Oscar buzz has been rampant for the past few days and one of the biggest reasons is because four-time Academy Award Nominee Leonardo DiCaprio finally pulled off a win for his role in The Revenant.
That role was not just Oscar worthy, but unconventional. Leo portrays the factual-based frontiersman Hugh Glass, who was left for dead by his companions after being mauled by a grizzly bear. That may not seem unusual until you understand the majority of DiCaprio’s screen time is devoid of dialogue. Hugh Glass was able to crawl and limp through more than 200 miles of South Dakota wilderness in order to survive.
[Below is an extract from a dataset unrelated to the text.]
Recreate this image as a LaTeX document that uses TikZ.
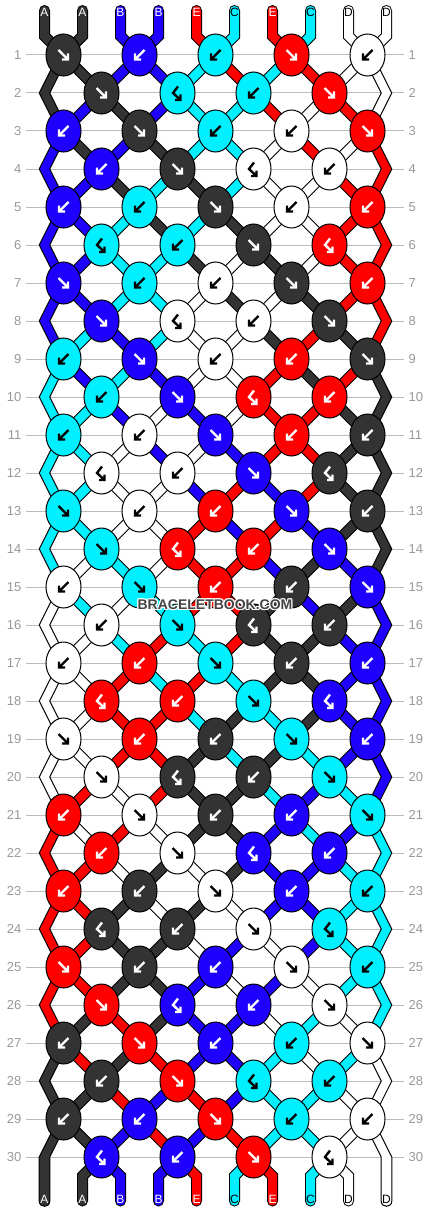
\documentclass[tikz,border=0pt]{standalone}
\usepackage{fontspec}
\setmainfont{Liberation Sans}
\usetikzlibrary{shapes.geometric}
\definecolor{colA}{HTML}{333333}
\definecolor{colB}{HTML}{1F00FF}
\definecolor{colE}{HTML}{FF0000}
\definecolor{colC}{HTML}{00F0FF}
\definecolor{colD}{HTML}{FFFFFF}
\colorlet{garrA}{white}
\colorlet{garrB}{white}
\colorlet{garrE}{white}
\colorlet{garrC}{black}
\colorlet{garrD}{black}
\definecolor{rowgray}{HTML}{BBBBBB}
\definecolor{numgray}{HTML}{999999}
\definecolor{wmgray}{HTML}{444444}
\tikzset{
  str/.style={draw=black, line width=1pt, double=#1, double distance=9pt, line join=miter},
  edgepoly/.style={draw=black, line width=1pt, line join=miter},
  knot/.style={ellipse, draw=black, line width=1pt, inner sep=0pt, minimum width=35pt, minimum height=42pt},
  glyph/.style={line width=2.4pt, line join=miter, line cap=butt},
  rownum/.style={text=numgray, font=\fontsize{13}{15}\selectfont, inner sep=0pt},
  rowline/.style={draw=rowgray, line width=1pt},
  endlab/.style={font=\fontsize{12}{13}\selectfont, inner sep=0pt},
  wm/.style={font=\bfseries\fontsize{14}{16}\selectfont, inner sep=0pt},
}
\newcommand\kglF[2]{\draw[glyph,#2,shift={(#1)}] (-5,-5) -- (4.5,4.5) (4.5,-1.5) -- (4.5,4.5) -- (-1.5,4.5);}
\newcommand\kglB[2]{\draw[glyph,#2,shift={(#1)}] (5,-5) -- (-4.5,4.5) (-4.5,-1.5) -- (-4.5,4.5) -- (1.5,4.5);}
\newcommand\kglH[2]{\draw[glyph,#2,shift={(#1)}] (0.5,-6.5) -- (-4.5,0) -- (3,7) (3,1.5) -- (3,7) -- (-2.5,7);}
\newcommand\edgepiece[4]{\filldraw[edgepoly, fill=#1] ([xshift=-5.3pt]#2) -- ([xshift=-5.3pt]#3) -- ([xshift=-5.3pt]#4) -- ([xshift=5.3pt]#4) -- ([xshift=5.3pt]#3) -- ([xshift=5.3pt]#2) -- cycle;}
\newcommand\edgeend[4]{\filldraw[edgepoly, fill=#1] ([xshift=-5.3pt]#2) -- ([xshift=-5.3pt]#3) -- ([xshift=-5.3pt]#4) .. controls ([xshift=-5.3pt,yshift=-7.07pt]#4) and ([xshift=5.3pt,yshift=-7.07pt]#4) .. ([xshift=5.3pt]#4) -- ([xshift=5.3pt]#3) -- ([xshift=5.3pt]#2) -- cycle;}
\begin{document}
\begin{tikzpicture}[x=1pt,y=-1pt]
\useasboundingbox (0,0) rectangle (430,1212);
\fill[white] (0,0) rectangle (430,1212);
% string positions per row
\foreach \r in {1,...,30}{
  \foreach \p in {0,...,9}{
    \pgfmathsetmacro\yy{55+38*(\r-1)}
    \ifodd\r
      \pgfmathsetmacro\xx{63.5+76*floor(\p/2)}
    \else
      \ifnum\p=0 \def\xx{44.5}\else
      \ifnum\p=9 \def\xx{386.5}\else
      \pgfmathsetmacro\xx{101.5+76*floor((\p-1)/2)}\fi\fi
    \fi
    \coordinate (s-\r-\p) at (\xx,\yy);
  }
}
\foreach \p in {0,...,9}{
  \pgfmathsetmacro\xx{44.5+38*\p}
  \coordinate (t-\p) at (\xx,10.5);
  \coordinate (tb-\p) at (\xx,36);
  \coordinate (bb-\p) at (\xx,1176);
  \coordinate (b-\p) at (\xx,1201);
}
% row lines and numbers
\foreach \r in {1,...,30}{
  \pgfmathsetmacro\yy{55+38*(\r-1)}
  \coordinate (gl-\r) at (26,\yy);
  \coordinate (gr-\r) at (404,\yy);
  \draw[rowline] (gl-\r) -- (gr-\r);
  \node[rownum, anchor=east] (nl-\r) at (21.5,\yy) {\r};
  \node[rownum, anchor=west] (nr-\r) at (408.5,\yy) {\r};
}
% top stubs
\foreach \c [count=\p from 0] in {A,A,B,B,E,C,E,C,D,D}{
  \draw[str=col\c, line cap=round] (t-\p) -- (tb-\p) -- (s-1-\p);
}
% bottom stubs
\foreach \c [count=\p from 0] in {A,A,B,B,E,C,E,C,D,D}{
  \ifnum\p>0 \ifnum\p<9
    \draw[str=col\c, line cap=round] (s-30-\p) -- (bb-\p) -- (b-\p);
  \fi\fi
}
% strings between rows
\foreach \r/\lst in {1/{A,A,B,B,C,E,C,E,D,D},
2/{A,B,A,B,C,C,E,D,E,D},
3/{B,A,B,A,C,C,D,E,D,E},
4/{B,B,A,C,A,C,D,D,E,E},
5/{B,B,C,A,C,A,D,D,E,E},
6/{B,B,C,C,A,D,A,D,E,E},
7/{B,B,C,C,D,A,D,A,E,E},
8/{B,C,B,C,D,D,A,E,A,E},
9/{C,B,C,B,D,D,E,A,E,A},
10/{C,C,B,D,B,D,E,E,A,A},
11/{C,C,D,B,D,B,E,E,A,A},
12/{C,C,D,D,B,E,B,E,A,A},
13/{C,C,D,D,E,B,E,B,A,A},
14/{C,D,C,D,E,E,B,A,B,A},
15/{D,C,D,C,E,E,A,B,A,B},
16/{D,D,C,E,C,E,A,A,B,B},
17/{D,D,E,C,E,C,A,A,B,B},
18/{D,D,E,E,C,A,C,A,B,B},
19/{D,D,E,E,A,C,A,C,B,B},
20/{D,E,D,E,A,A,C,B,C,B},
21/{E,D,E,D,A,A,B,C,B,C},
22/{E,E,D,A,D,A,B,B,C,C},
23/{E,E,A,D,A,D,B,B,C,C},
24/{E,E,A,A,D,B,D,B,C,C},
25/{E,E,A,A,B,D,B,D,C,C},
26/{E,A,E,A,B,B,D,C,D,C},
27/{A,E,A,E,B,B,C,D,C,D},
28/{A,A,E,B,E,B,C,C,D,D},
29/{A,A,B,E,B,E,C,C,D,D}}{
  \pgfmathtruncatemacro\rn{\r+1}
  \pgfmathtruncatemacro\rnn{\r+2}
  \foreach \c [count=\p from 0] in \lst {
    \ifnum\p>0 \ifnum\p<9
      \draw[str=col\c] (s-\r-\p) -- (s-\rn-\p);
    \fi\fi
    \ifodd\r
      \ifnum\p=0 \def\doedge{1}\else\ifnum\p=9 \def\doedge{1}\else\def\doedge{0}\fi\fi
      \ifnum\doedge=1
        \ifnum\r<29
          \edgepiece{col\c}{s-\r-\p}{s-\rn-\p}{s-\rnn-\p}
        \else
          \edgeend{col\c}{s-\r-\p}{s-\rn-\p}{b-\p}
        \fi
      \fi
    \fi
  }
}
% knots
\foreach \r/\lst in {1/{A/F,B/B,C/B,E/F,D/B},
2/{A/F,C/H,C/B,E/F},
3/{B/B,A/F,C/B,D/B,E/F},
4/{B/B,A/F,D/H,D/B},
5/{B/B,C/B,A/F,D/B,E/B},
6/{C/H,C/B,A/F,E/H},
7/{B/F,C/B,D/B,A/F,E/B},
8/{B/F,D/H,D/B,A/F},
9/{C/B,B/F,D/B,E/B,A/F},
10/{C/B,B/F,E/H,E/B},
11/{C/B,D/B,B/F,E/B,A/B},
12/{D/H,D/B,B/F,A/H},
13/{C/F,D/B,E/B,B/F,A/B},
14/{C/F,E/H,E/B,B/F},
15/{D/B,C/F,E/B,A/B,B/F},
16/{D/B,C/F,A/H,A/B},
17/{D/B,E/B,C/F,A/B,B/B},
18/{E/H,E/B,C/F,B/H},
19/{D/F,E/B,A/B,C/F,B/B},
20/{D/F,A/H,A/B,C/F},
21/{E/B,D/F,A/B,B/B,C/F},
22/{E/B,D/F,B/H,B/B},
23/{E/B,A/B,D/F,B/B,C/B},
24/{A/H,A/B,D/F,C/H},
25/{E/F,A/B,B/B,D/F,C/B},
26/{E/F,B/H,B/B,D/F},
27/{A/B,E/F,B/B,C/B,D/F},
28/{A/B,E/F,C/H,C/B},
29/{A/B,B/B,E/F,C/B,D/B},
30/{B/H,B/B,E/F,D/H}}{
  \pgfmathsetmacro\yy{55+38*(\r-1)}
  \foreach \c/\t [count=\k from 0] in \lst {
    \ifodd\r \pgfmathsetmacro\xx{63.5+76*\k}\else \pgfmathsetmacro\xx{101.5+76*\k}\fi
    \node[knot, fill=col\c] (k-\r-\k) at (\xx,\yy) {};
    \csname kgl\t\endcsname{k-\r-\k}{garr\c}
  }
}
% end labels
\foreach \c [count=\p from 0] in {A,A,B,B,E,C,E,C,D,D}{
  \pgfmathsetmacro\xx{44.5+38*\p}
  \node[endlab, text=garr\c] (lt-\p) at (\xx,12.5) {\c};
  \node[endlab, text=garr\c] (lb-\p) at (\xx,1199.5) {\c};
}
% watermark
\foreach \dx/\dy [count=\i] in {-1/0,1/0,0/-1,0/1,-1/-1,1/1,-1/1,1/-1}{
  \node[wm, text=white] (wmh-\i) at (215+\dx,605+\dy) {BRACELETBOOK.COM};
}
\node[wm, text=wmgray] (wm) at (215,605) {BRACELETBOOK.COM};
\end{tikzpicture}
\end{document}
Seeing DiCaprio illustrate that struggle onscreen is something that goes beyond delivering a line the right way or creating chemistry with co-stars. Watching Leo in The Revenant is like seeing a junkie try to beat their addiction. Everyone is rooting for him, but the strain seems insurmountable.
A reason Glass’ fight to stay alive is so inspiring can be attributed to The Revenant’s run time, which clocks in at 156 minutes. The pacing; however, is well structured. I can only describe it as if it’s an old Western movie. There is enough low-key drama in between moments of action that make them more appreciated.
Much of the movie doesn’t stay focused on Glass. Tom Hardy gives a fantastic performance as John Fitzgerald. Throughout the events taking place, Fitzgerald is revealed more and more to be a greedy and contemptuous man. He uses everyone to his advantage and then acts like he never wronged them in the first place. Fitzgerald’s sociopathic tendencies might not heavily stand out at first, but it is easy to see that he has an air of entitlement. For example, this is displayed by reminding someone he saved their life, while trying to convince them to overlook his betrayal and to risk their lives in order to save furs that would pocket more cash.
The trait that really makes this film special is something many movies seem to forgo these days. The cinematography is absolutely stellar. As pretentious as it may sound, The Revenant is more than a movie: It is a piece of art. The landscapes and shots are beautiful. Some could even rival big-budget nature documentaries, such as Planet Earth. This is particularly amazing, considering Alejandro Iñárritu filmed the entire project using only natural lighting. He and his cinematographer, Emmanuel Lubezki, reaped the rewards for best director and best cinematography at the Oscars, to add to Leo’s performance.
In all, The Revenant was nominated for eight total Oscars. The noms only proved that the extra effort put into the film was well worth the trouble. Flying deep into Canada and South America was essential for the snow-filled production. Few luxuries were afforded the cast, who endured freezing temperatures on a daily basis.Yet, when you have a big budget, these are the things needed to make movie magic. And this movie is magical, even if it isn’t the picture of the year.